The Center for the History of Medicine is pleased to announce that processing of the Erich Lindemann papers is nearing completion. Lindemann (1900-1974) was Chief of Psychiatry at Massachusetts General Hospital (MGH), Boston, Professor of Psychiatry at Harvard Medical School, Boston, Massachusetts, and Medical Director of the Wellesley Human Relations Service, Massachusetts.
Lindemann is known for his preventive intervention work with crisis patients and subjects of loss and bereavement. His work with burn victims of the Cocoanut Grove fire of 1942 inspired his interest in the psychiatric and physiological effects of crisis, grief, and loss. He later directed a study of the effects of loss and disruption on the displaced families of Boston’s West End redevelopment, the results of which later informed urban redevelopment projects across the country. Lindemann is also recognized as a pioneer in the field of community mental health, advocating for collaboration between psychiatrists, psychologists, physicians, social workers, clergymen, teachers, and other community social service providers in the preventive therapy of crisis victims.
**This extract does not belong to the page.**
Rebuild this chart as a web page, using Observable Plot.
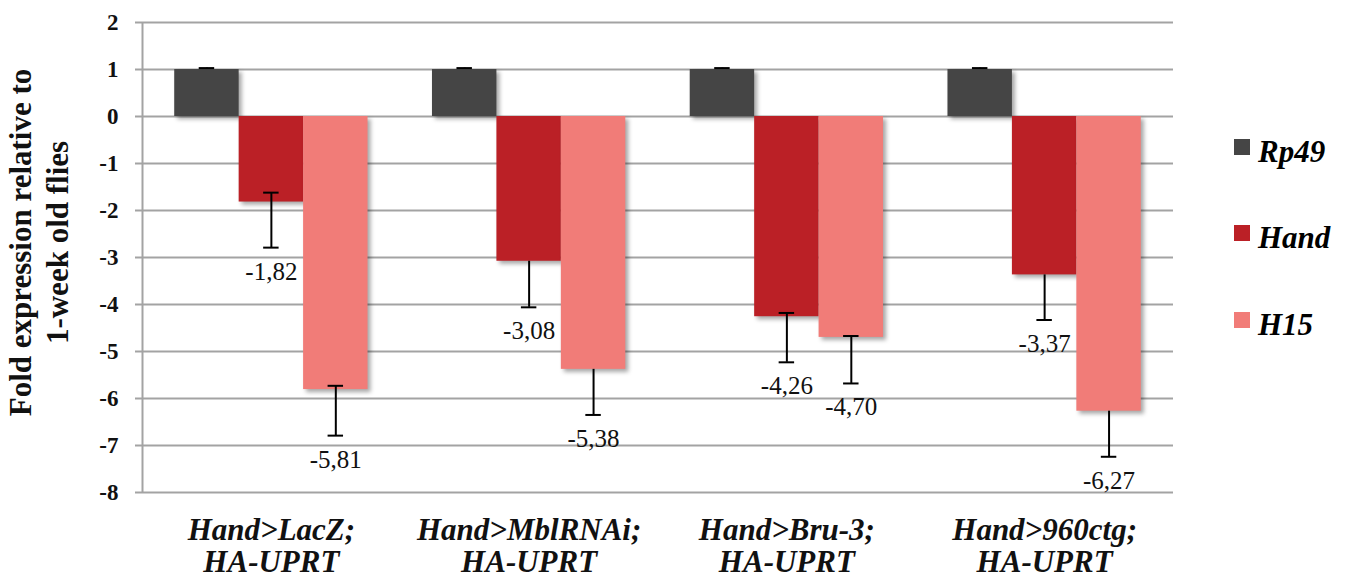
<!DOCTYPE html>
<html>
<head>
<meta charset="utf-8">
<script src="https://cdn.jsdelivr.net/npm/d3@7"></script>
<script src="https://cdn.jsdelivr.net/npm/@observablehq/plot@0.6"></script>
<style>
  body { margin: 0; background: #fff; }
  #wrap { position: relative; width: 1345px; height: 580px; }
  #legend { position: absolute; left: 1234px; top: 0; font-family: "Liberation Serif", "Times New Roman", serif;
            font-weight: bold; font-style: italic; font-size: 31px; color: #000; }
  .item { position: absolute; left: 0; display: flex; align-items: flex-start; height: 30px; line-height: 30px; white-space: nowrap; }
  .sw { width: 16px; height: 16px; margin-top: 2.4px; margin-right: 8px; flex: none; }
  svg g[aria-label="rect"] rect { filter: drop-shadow(3px 3px 2px rgba(0,0,0,0.35)); }
</style>
</head>
<body>
<div id="wrap"><div id="legend"></div></div>
<script>
// ---- data ----
const groups = ["Hand>LacZ;\nHA-UPRT", "Hand>MblRNAi;\nHA-UPRT", "Hand>Bru-3;\nHA-UPRT", "Hand>960ctg;\nHA-UPRT"];
const series = ["Rp49", "Hand", "H15"];
const colors = ["#454545", "#bb2026", "#f17c78"];

const rp49Values = [1, 1, 1, 1];
const handValues = [-1.82, -3.08, -4.26, -3.37];
const h15Values  = [-5.81, -5.38, -4.70, -6.27];

// error bar ends (lower cap / upper cap; null = no cap)
const rp49ErrLow = [null, null, null, null];
const rp49ErrTop = [1.03, 1.03, 1.03, 1.03];
const handErrLow = [-2.79, -4.06, -5.23, -4.33];
const handErrTop = [-1.62, null, -4.18, null];
const h15ErrLow  = [-6.79, -6.35, -5.68, -7.24];
const h15ErrTop  = [-5.73, null, -4.67, null];

const yTicks = [-8, -7, -6, -5, -4, -3, -2, -1, 0, 1, 2];
const yTitle = "Fold expression relative to\n1-week old flies";

// ---- table ----
const valueBy = {Rp49: rp49Values, Hand: handValues, H15: h15Values};
const lowBy = {Rp49: rp49ErrLow, Hand: handErrLow, H15: h15ErrLow};
const topBy = {Rp49: rp49ErrTop, Hand: handErrTop, H15: h15ErrTop};
const rows = groups.flatMap((g, gi) => series.map((s, si) => ({
  group: g, gi, series: s, si,
  value: valueBy[s][gi], lo: lowBy[s][gi], top: topBy[s][gi]
})));

// layout within each group (in group units)
const groupPad = 0.125, barW = 0.25, capHalf = 0.03;
const bx1 = d => d.gi + groupPad + d.si * barW;
const bx2 = d => d.gi + groupPad + (d.si + 1) * barW;
const cx = d => d.gi + groupPad + (d.si + 0.5) * barW;
const caps = rows.flatMap(d => [d.lo, d.top].filter(v => v != null).map(v => ({...d, v})));
const fmt = v => v.toFixed(2).replace(".", ",");

const grid = "#a3a3a3";
const chart = Plot.plot({
  width: 1345,
  height: 580,
  marginLeft: 142,
  marginRight: 172,
  marginTop: 22,
  marginBottom: 88,
  style: {fontFamily: "'Liberation Serif', 'Times New Roman', serif", background: "#fff", color: "#000"},
  x: {domain: [0, groups.length], axis: null},
  y: {domain: [-8, 2], axis: null},
  color: {domain: series, range: colors},
  marks: [
    Plot.ruleY(yTicks, {stroke: grid, strokeWidth: 2}),
    Plot.ruleX([0], {y1: () => -8, y2: () => 2, stroke: grid, strokeWidth: 2}),
    Plot.axisY({ticks: yTicks, tickFormat: d => String(d), tickSize: 7, tickPadding: 17,
                stroke: grid, strokeWidth: 2, fill: "#111", fontSize: 23, fontWeight: "bold", label: null}),
    Plot.axisX({ticks: groups.map((g, i) => i + 0.5), tickFormat: v => groups[Math.floor(v)],
                tickSize: 0, tickPadding: 25, fontSize: 31, fontWeight: "bold", fontStyle: "italic",
                lineHeight: 1.03, fill: "#111", label: null}),
    Plot.text([yTitle], {frameAnchor: "left", rotate: -90, dx: -138, dy: -15, lineAnchor: "top",
                textAnchor: "middle", lineHeight: 1.2, fontSize: 31, fontWeight: "bold", fill: "#111"}),
    Plot.rect(rows, {x1: bx1, x2: bx2, y1: () => 0, y2: "value", fill: "series"}),
    Plot.ruleX(rows, {x: cx, y1: d => d.top ?? d.value, y2: d => d.lo ?? d.value, stroke: "#000", strokeWidth: 2}),
    Plot.ruleY(caps, {y: "v", x1: d => cx(d) - capHalf, x2: d => cx(d) + capHalf, stroke: "#000", strokeWidth: 2}),
    Plot.text(rows.filter(d => d.si > 0), {x: cx, y: "lo", text: d => fmt(d.value), dy: 24,
                fontSize: 25, fill: "#111"})
  ]
});
document.getElementById("wrap").prepend(chart);

// legend
const legend = document.getElementById("legend");
const legendTops = [136.6, 222.9, 309.9];
series.forEach((s, i) => {
  const item = document.createElement("div");
  item.className = "item";
  item.style.top = legendTops[i] + "px";
  const sw = document.createElement("span");
  sw.className = "sw";
  sw.style.background = colors[i];
  const t = document.createElement("span");
  t.textContent = s;
  item.append(sw, t);
  legend.append(item);
});
</script>
</body>
</html>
As a part of these efforts, he established a community mental health training program for social service providers at Massachusetts General Hospital, helped found the nation’s first community mental health agency in 1948 (the Wellesley Human Relations Service), and chaired multiple professional and national committees related to community mental health and preventive psychiatry.
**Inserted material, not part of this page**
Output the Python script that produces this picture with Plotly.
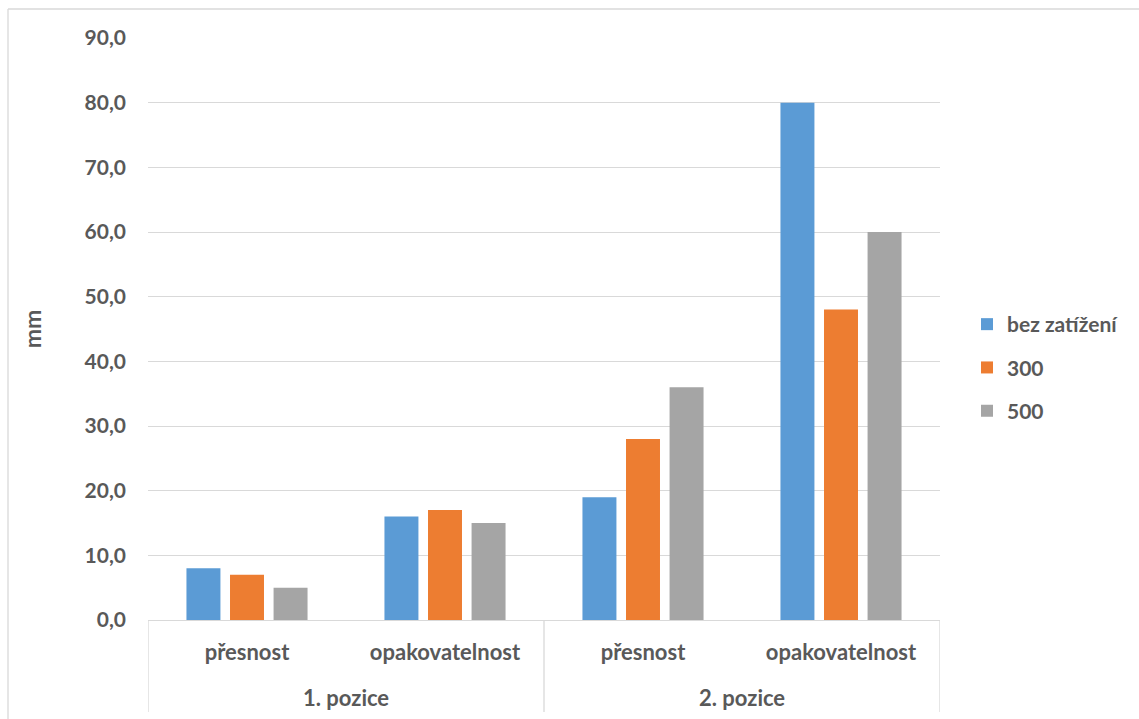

The collection contains Lindemann’s professional correspondence, his writings and publications, correspondence and records related to his professional service on various committees, interview surveys of dislocated West End residents, and the administrative and research records of the Wellesley Human Relations Service (1948-1973, bulk) and of the Massachusetts General Hospital Department of Psychiatry (1940-1973, bulk). The collection also contains over 350 audio-visual recordings of lectures, seminars, and meetings of Lindemann and his colleagues.
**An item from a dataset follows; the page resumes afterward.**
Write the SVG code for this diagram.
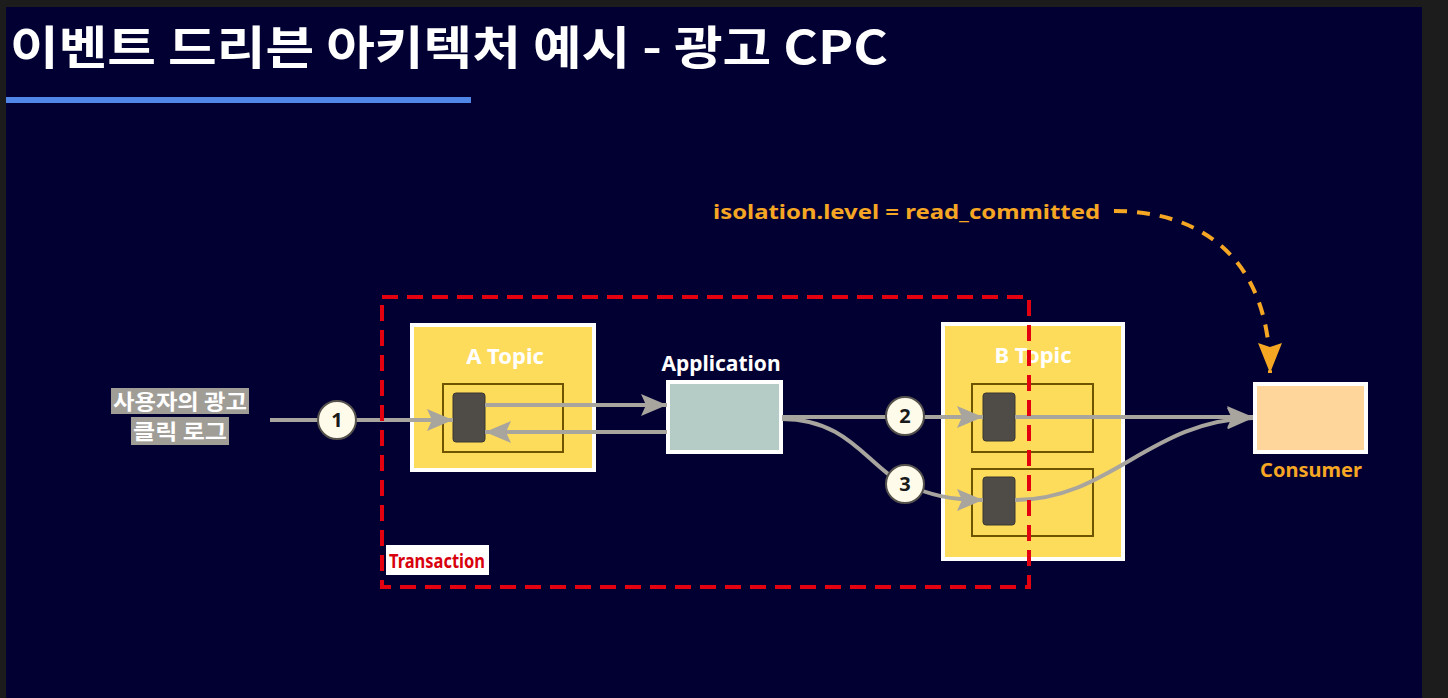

Processing of the collection is a part of the Private Practices, Public Health: Privacy Aware Processing to Maximize Access to Health Collections project, funded by a Cataloging Hidden Special Collections and Archives grant from the Andrew W. Mellon Foundation, through the Council on Library Resources (CLIR). The project is a collaborative effort between the Center and the Chesney Medical Archives at Johns Hopkins Medical Institutions, on behalf of the Medical Heritage Library, to open public health collections previously closed to research, and to determine best practices for providing access to collections with protected health information and other types of restricted records. The collection is expected to open to research in late 2013.